MATERIAL:
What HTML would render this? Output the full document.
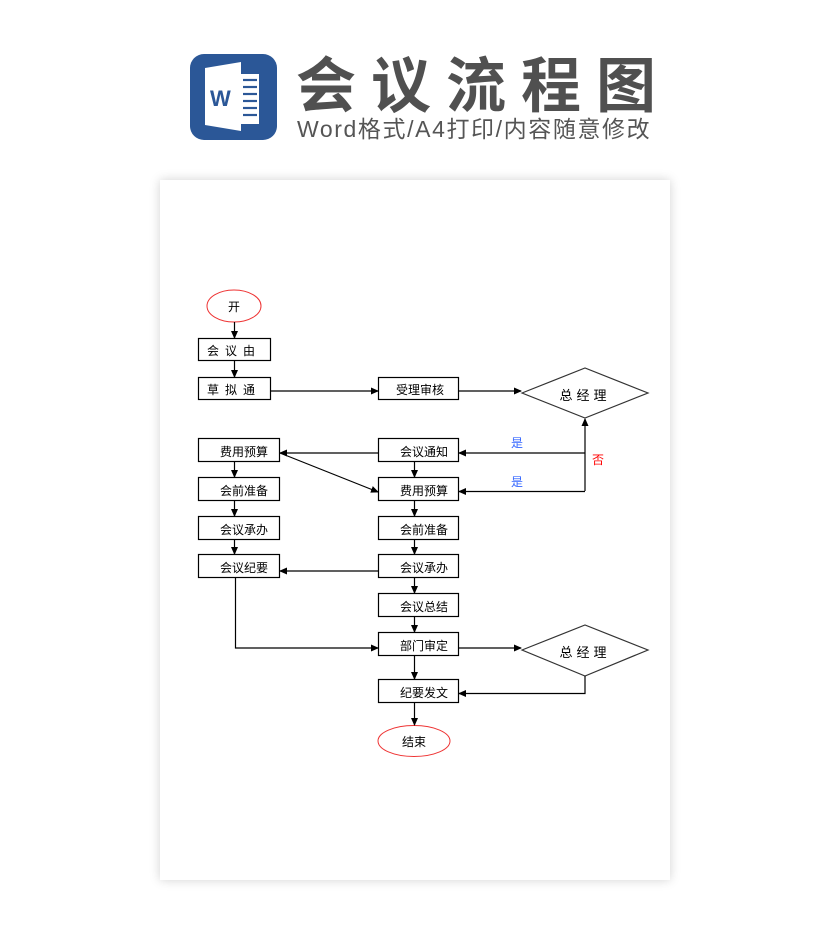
<!DOCTYPE html>
<html><head><meta charset="utf-8"><style>
html,body{margin:0;padding:0;background:#fff;width:830px;height:945px;overflow:hidden;font-family:"Liberation Sans","Noto Sans CJK SC",sans-serif}
.paper{position:absolute;left:160px;top:180px;width:510px;height:700px;background:#fff;box-shadow:0 0 10px rgba(0,0,0,0.18)}
.title{position:absolute;left:296px;top:44px;font-size:60px;font-weight:bold;color:#505050;letter-spacing:15px;font-family:"Noto Sans CJK SC",sans-serif;line-height:76px;white-space:nowrap}
.sub{position:absolute;left:297px;top:114px;font-size:23px;color:#555;font-family:"Liberation Sans","Noto Sans CJK SC",sans-serif;white-space:nowrap;letter-spacing:1.6px;line-height:30px}
</style></head><body>
<svg style="position:absolute;left:0;top:0" width="830" height="945">
<rect x="190" y="54" width="87" height="86" rx="14" fill="#2b5797"/>
<polygon points="205,68 241,62 241,131 205,125" fill="#fff"/>
<rect x="241" y="74" width="18" height="50" fill="#fff"/>
<g stroke="#2b5797" stroke-width="2.2"><line x1="243" y1="80" x2="257" y2="80"/><line x1="243" y1="87" x2="257" y2="87"/><line x1="243" y1="94" x2="257" y2="94"/><line x1="243" y1="101" x2="257" y2="101"/><line x1="243" y1="108" x2="257" y2="108"/><line x1="243" y1="115" x2="257" y2="115"/></g>
<text x="210" y="106" font-size="22" font-weight="bold" fill="#2b5797" font-family="Liberation Sans">W</text>
</svg>
<div class="title">会议流程图</div>
<div class="sub">Word格式/A4打印/内容随意修改</div>
<div class="paper"></div>
<svg style="position:absolute;left:0;top:0" width="830" height="945" font-family="'Liberation Sans','Noto Sans CJK SC',sans-serif" font-size="12">
<defs><marker id="a" markerWidth="8" markerHeight="8" refX="7" refY="4" orient="auto" markerUnits="userSpaceOnUse"><path d="M0,0.5 L8,4 L0,7.5z" fill="#000"/></marker></defs>
<g fill="none" stroke="#ee3333" stroke-width="1"><ellipse cx="234" cy="306" rx="27" ry="16"/><ellipse cx="414" cy="741" rx="36" ry="15.5"/></g>
<g fill="#fff" stroke="#000" stroke-width="1.2">
<rect x="198.5" y="338.5" width="72" height="22"/>
<rect x="198.5" y="377.5" width="72" height="22"/>
<rect x="378.5" y="377.5" width="80" height="22"/>
<rect x="198.5" y="438.5" width="81" height="23"/>
<rect x="198.5" y="477.5" width="81" height="23"/>
<rect x="198.5" y="516.5" width="81" height="23"/>
<rect x="198.5" y="554.5" width="81" height="23"/>
<rect x="378.5" y="438.5" width="80" height="23"/>
<rect x="378.5" y="477.5" width="80" height="23"/>
<rect x="378.5" y="516.5" width="80" height="23"/>
<rect x="378.5" y="554.5" width="80" height="23"/>
<rect x="378.5" y="593.5" width="80" height="23"/>
<rect x="378.5" y="632.5" width="80" height="23"/>
<rect x="378.5" y="679.5" width="80" height="23"/>
<polygon points="522,393 585,368 648,393 585,418" stroke="#333"/>
<polygon points="522,650 585,625 648,650 585,676" stroke="#333"/>
</g>
<g stroke="#000" stroke-width="1.2" fill="none" marker-end="url(#a)">
<line x1="234.5" y1="322" x2="234.5" y2="338"/>
<line x1="234.5" y1="361" x2="234.5" y2="377"/>
<line x1="271" y1="391" x2="378" y2="391"/>
<line x1="459" y1="391" x2="521" y2="391"/>
<line x1="234.5" y1="462" x2="234.5" y2="477"/>
<line x1="234.5" y1="501" x2="234.5" y2="516"/>
<line x1="234.5" y1="540" x2="234.5" y2="554"/>
<line x1="414.5" y1="462" x2="414.5" y2="477"/>
<line x1="414.5" y1="501" x2="414.5" y2="516"/>
<line x1="414.5" y1="540" x2="414.5" y2="554"/>
<line x1="414.5" y1="578" x2="414.5" y2="593"/>
<line x1="414.5" y1="617" x2="414.5" y2="632"/>
<line x1="414.5" y1="656" x2="414.5" y2="679"/>
<line x1="414.5" y1="703" x2="414.5" y2="725"/>
<line x1="378" y1="453" x2="280" y2="453"/>
<line x1="280" y1="453" x2="378" y2="492"/>
<polyline points="585,453 459,453"/>
<polyline points="585,491.5 459,491.5"/>
<line x1="585" y1="491" x2="585" y2="419"/>
<line x1="378" y1="571" x2="280" y2="571"/>
<polyline points="235.5,578 235.5,648 378,648"/>
<line x1="459" y1="648" x2="521" y2="648"/>
<polyline points="585,676 585,693.5 459,693.5"/>
</g>
<g fill="#000" text-anchor="middle">
<text x="234" y="311">开</text>
<text x="234" y="355" letter-spacing="6">会议由</text>
<text x="234" y="394" letter-spacing="6">草拟通</text>
<text x="420" y="394">受理审核</text>
<text x="585" y="400" font-size="13" letter-spacing="4">总经理</text>
<text x="244" y="456">费用预算</text>
<text x="244" y="495">会前准备</text>
<text x="244" y="534">会议承办</text>
<text x="244" y="572">会议纪要</text>
<text x="424" y="456">会议通知</text>
<text x="424" y="495">费用预算</text>
<text x="424" y="534">会前准备</text>
<text x="424" y="572">会议承办</text>
<text x="424" y="611">会议总结</text>
<text x="424" y="650">部门审定</text>
<text x="424" y="697">纪要发文</text>
<text x="585" y="657" font-size="13" letter-spacing="4">总经理</text>
<text x="414" y="746">结束</text>
<text x="517" y="447" fill="#3366ff">是</text>
<text x="517" y="486" fill="#3366ff">是</text>
<text x="598" y="464" fill="#ff0000">否</text>
</g>
</svg>
</body></html>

TO DO:
Pictures are to be left out; repeat all the remaining data exactly.

SOLUTION BELOW:
What HTML would render this? Output the full document.
<!DOCTYPE html>
<html><head><meta charset="utf-8"><style>
html,body{margin:0;padding:0;background:#fff;width:830px;height:945px;overflow:hidden;font-family:"Liberation Sans","Noto Sans CJK SC",sans-serif}
.paper{position:absolute;left:160px;top:180px;width:510px;height:700px;background:#fff;box-shadow:0 0 10px rgba(0,0,0,0.18)}
.title{position:absolute;left:296px;top:44px;font-size:60px;font-weight:bold;color:#505050;letter-spacing:15px;font-family:"Noto Sans CJK SC",sans-serif;line-height:76px;white-space:nowrap}
.sub{position:absolute;left:297px;top:114px;font-size:23px;color:#555;font-family:"Liberation Sans","Noto Sans CJK SC",sans-serif;white-space:nowrap;letter-spacing:1.6px;line-height:30px}
</style></head><body>
<svg style="position:absolute;left:0;top:0" width="830" height="945">
<rect x="190" y="54" width="87" height="86" rx="14" fill="#2b5797"/>
<polygon points="205,68 241,62 241,131 205,125" fill="#fff"/>
<rect x="241" y="74" width="18" height="50" fill="#fff"/>
<g stroke="#2b5797" stroke-width="2.2"><line x1="243" y1="80" x2="257" y2="80"/><line x1="243" y1="87" x2="257" y2="87"/><line x1="243" y1="94" x2="257" y2="94"/><line x1="243" y1="101" x2="257" y2="101"/><line x1="243" y1="108" x2="257" y2="108"/><line x1="243" y1="115" x2="257" y2="115"/></g>
<text x="210" y="106" font-size="22" font-weight="bold" fill="#2b5797" font-family="Liberation Sans">W</text>
</svg>
<div class="title">会议流程图</div>
<div class="sub">Word格式/A4打印/内容随意修改</div>
<div class="paper"></div>
<svg style="position:absolute;left:0;top:0" width="830" height="945" font-family="'Liberation Sans','Noto Sans CJK SC',sans-serif" font-size="12">
<defs><marker id="a" markerWidth="8" markerHeight="8" refX="7" refY="4" orient="auto" markerUnits="userSpaceOnUse"><path d="M0,0.5 L8,4 L0,7.5z" fill="#000"/></marker></defs>
<g fill="none" stroke="#ee3333" stroke-width="1"><ellipse cx="234" cy="306" rx="27" ry="16"/><ellipse cx="414" cy="741" rx="36" ry="15.5"/></g>
<g fill="#fff" stroke="#000" stroke-width="1.2">
<rect x="198.5" y="338.5" width="72" height="22"/>
<rect x="198.5" y="377.5" width="72" height="22"/>
<rect x="378.5" y="377.5" width="80" height="22"/>
<rect x="198.5" y="438.5" width="81" height="23"/>
<rect x="198.5" y="477.5" width="81" height="23"/>
<rect x="198.5" y="516.5" width="81" height="23"/>
<rect x="198.5" y="554.5" width="81" height="23"/>
<rect x="378.5" y="438.5" width="80" height="23"/>
<rect x="378.5" y="477.5" width="80" height="23"/>
<rect x="378.5" y="516.5" width="80" height="23"/>
<rect x="378.5" y="554.5" width="80" height="23"/>
<rect x="378.5" y="593.5" width="80" height="23"/>
<rect x="378.5" y="632.5" width="80" height="23"/>
<rect x="378.5" y="679.5" width="80" height="23"/>
<polygon points="522,393 585,368 648,393 585,418" stroke="#333"/>
<polygon points="522,650 585,625 648,650 585,676" stroke="#333"/>
</g>
<g stroke="#000" stroke-width="1.2" fill="none" marker-end="url(#a)">
<line x1="234.5" y1="322" x2="234.5" y2="338"/>
<line x1="234.5" y1="361" x2="234.5" y2="377"/>
<line x1="271" y1="391" x2="378" y2="391"/>
<line x1="459" y1="391" x2="521" y2="391"/>
<line x1="234.5" y1="462" x2="234.5" y2="477"/>
<line x1="234.5" y1="501" x2="234.5" y2="516"/>
<line x1="234.5" y1="540" x2="234.5" y2="554"/>
<line x1="414.5" y1="462" x2="414.5" y2="477"/>
<line x1="414.5" y1="501" x2="414.5" y2="516"/>
<line x1="414.5" y1="540" x2="414.5" y2="554"/>
<line x1="414.5" y1="578" x2="414.5" y2="593"/>
<line x1="414.5" y1="617" x2="414.5" y2="632"/>
<line x1="414.5" y1="656" x2="414.5" y2="679"/>
<line x1="414.5" y1="703" x2="414.5" y2="725"/>
<line x1="378" y1="453" x2="280" y2="453"/>
<line x1="280" y1="453" x2="378" y2="492"/>
<polyline points="585,453 459,453"/>
<polyline points="585,491.5 459,491.5"/>
<line x1="585" y1="491" x2="585" y2="419"/>
<line x1="378" y1="571" x2="280" y2="571"/>
<polyline points="235.5,578 235.5,648 378,648"/>
<line x1="459" y1="648" x2="521" y2="648"/>
<polyline points="585,676 585,693.5 459,693.5"/>
</g>
<g fill="#000" text-anchor="middle">
<text x="234" y="311">开</text>
<text x="234" y="355" letter-spacing="6">会议由</text>
<text x="234" y="394" letter-spacing="6">草拟通</text>
<text x="420" y="394">受理审核</text>
<text x="585" y="400" font-size="13" letter-spacing="4">总经理</text>
<text x="244" y="456">费用预算</text>
<text x="244" y="495">会前准备</text>
<text x="244" y="534">会议承办</text>
<text x="244" y="572">会议纪要</text>
<text x="424" y="456">会议通知</text>
<text x="424" y="495">费用预算</text>
<text x="424" y="534">会前准备</text>
<text x="424" y="572">会议承办</text>
<text x="424" y="611">会议总结</text>
<text x="424" y="650">部门审定</text>
<text x="424" y="697">纪要发文</text>
<text x="585" y="657" font-size="13" letter-spacing="4">总经理</text>
<text x="414" y="746">结束</text>
<text x="517" y="447" fill="#3366ff">是</text>
<text x="517" y="486" fill="#3366ff">是</text>
<text x="598" y="464" fill="#ff0000">否</text>
</g>
</svg>
</body></html>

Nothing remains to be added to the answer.